» GIVEN REQUEST: Repeat every line of the listing below exactly, minus the pictures.

» AVAILABLE DATA:
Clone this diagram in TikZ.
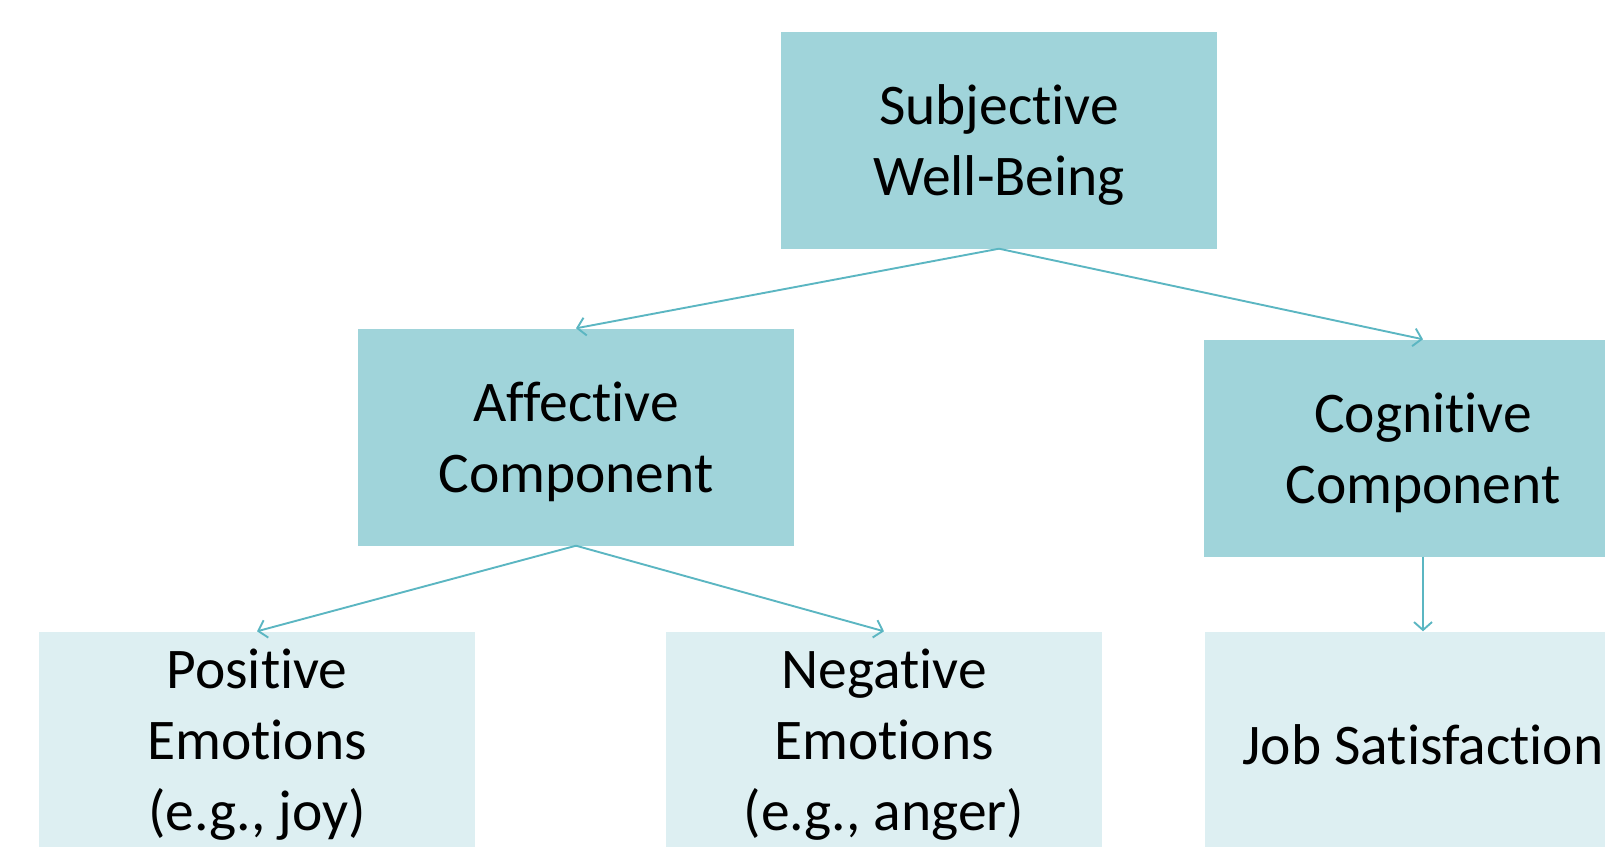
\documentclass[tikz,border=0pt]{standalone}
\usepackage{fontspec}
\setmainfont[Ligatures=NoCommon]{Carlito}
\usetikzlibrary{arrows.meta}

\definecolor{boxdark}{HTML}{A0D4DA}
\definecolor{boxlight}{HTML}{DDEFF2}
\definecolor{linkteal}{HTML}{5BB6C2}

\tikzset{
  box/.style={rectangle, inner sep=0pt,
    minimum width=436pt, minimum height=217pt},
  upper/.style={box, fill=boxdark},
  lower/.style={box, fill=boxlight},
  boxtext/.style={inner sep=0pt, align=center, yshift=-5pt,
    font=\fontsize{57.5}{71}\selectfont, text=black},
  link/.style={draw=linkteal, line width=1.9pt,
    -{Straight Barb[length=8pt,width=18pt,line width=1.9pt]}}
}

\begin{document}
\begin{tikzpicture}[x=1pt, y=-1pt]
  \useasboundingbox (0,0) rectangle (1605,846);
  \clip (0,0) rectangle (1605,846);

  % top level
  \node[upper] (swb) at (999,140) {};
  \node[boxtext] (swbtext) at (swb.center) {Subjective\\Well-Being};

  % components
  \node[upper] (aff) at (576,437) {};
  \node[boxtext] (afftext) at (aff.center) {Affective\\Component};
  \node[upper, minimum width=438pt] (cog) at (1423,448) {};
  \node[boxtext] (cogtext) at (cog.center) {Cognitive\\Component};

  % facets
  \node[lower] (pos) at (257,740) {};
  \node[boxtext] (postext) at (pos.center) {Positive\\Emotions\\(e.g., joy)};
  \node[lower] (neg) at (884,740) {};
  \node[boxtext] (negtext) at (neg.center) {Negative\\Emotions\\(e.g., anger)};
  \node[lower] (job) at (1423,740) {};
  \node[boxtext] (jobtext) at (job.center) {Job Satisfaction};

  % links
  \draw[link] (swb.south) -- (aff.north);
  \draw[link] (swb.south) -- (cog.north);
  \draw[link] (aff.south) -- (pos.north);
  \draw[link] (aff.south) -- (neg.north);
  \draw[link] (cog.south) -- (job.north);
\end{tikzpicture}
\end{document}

» OUTPUT OF THE EXERCISE:
Clone this diagram in TikZ.
\documentclass[tikz,border=0pt]{standalone}
\usepackage{fontspec}
\setmainfont[Ligatures=NoCommon]{Carlito}
\usetikzlibrary{arrows.meta}

\definecolor{boxdark}{HTML}{A0D4DA}
\definecolor{boxlight}{HTML}{DDEFF2}
\definecolor{linkteal}{HTML}{5BB6C2}

\tikzset{
  box/.style={rectangle, inner sep=0pt,
    minimum width=436pt, minimum height=217pt},
  upper/.style={box, fill=boxdark},
  lower/.style={box, fill=boxlight},
  boxtext/.style={inner sep=0pt, align=center, yshift=-5pt,
    font=\fontsize{57.5}{71}\selectfont, text=black},
  link/.style={draw=linkteal, line width=1.9pt,
    -{Straight Barb[length=8pt,width=18pt,line width=1.9pt]}}
}

\begin{document}
\begin{tikzpicture}[x=1pt, y=-1pt]
  \useasboundingbox (0,0) rectangle (1605,846);
  \clip (0,0) rectangle (1605,846);

  % top level
  \node[upper] (swb) at (999,140) {};
  \node[boxtext] (swbtext) at (swb.center) {Subjective\\Well-Being};

  % components
  \node[upper] (aff) at (576,437) {};
  \node[boxtext] (afftext) at (aff.center) {Affective\\Component};
  \node[upper, minimum width=438pt] (cog) at (1423,448) {};
  \node[boxtext] (cogtext) at (cog.center) {Cognitive\\Component};

  % facets
  \node[lower] (pos) at (257,740) {};
  \node[boxtext] (postext) at (pos.center) {Positive\\Emotions\\(e.g., joy)};
  \node[lower] (neg) at (884,740) {};
  \node[boxtext] (negtext) at (neg.center) {Negative\\Emotions\\(e.g., anger)};
  \node[lower] (job) at (1423,740) {};
  \node[boxtext] (jobtext) at (job.center) {Job Satisfaction};

  % links
  \draw[link] (swb.south) -- (aff.north);
  \draw[link] (swb.south) -- (cog.north);
  \draw[link] (aff.south) -- (pos.north);
  \draw[link] (aff.south) -- (neg.north);
  \draw[link] (cog.south) -- (job.north);
\end{tikzpicture}
\end{document}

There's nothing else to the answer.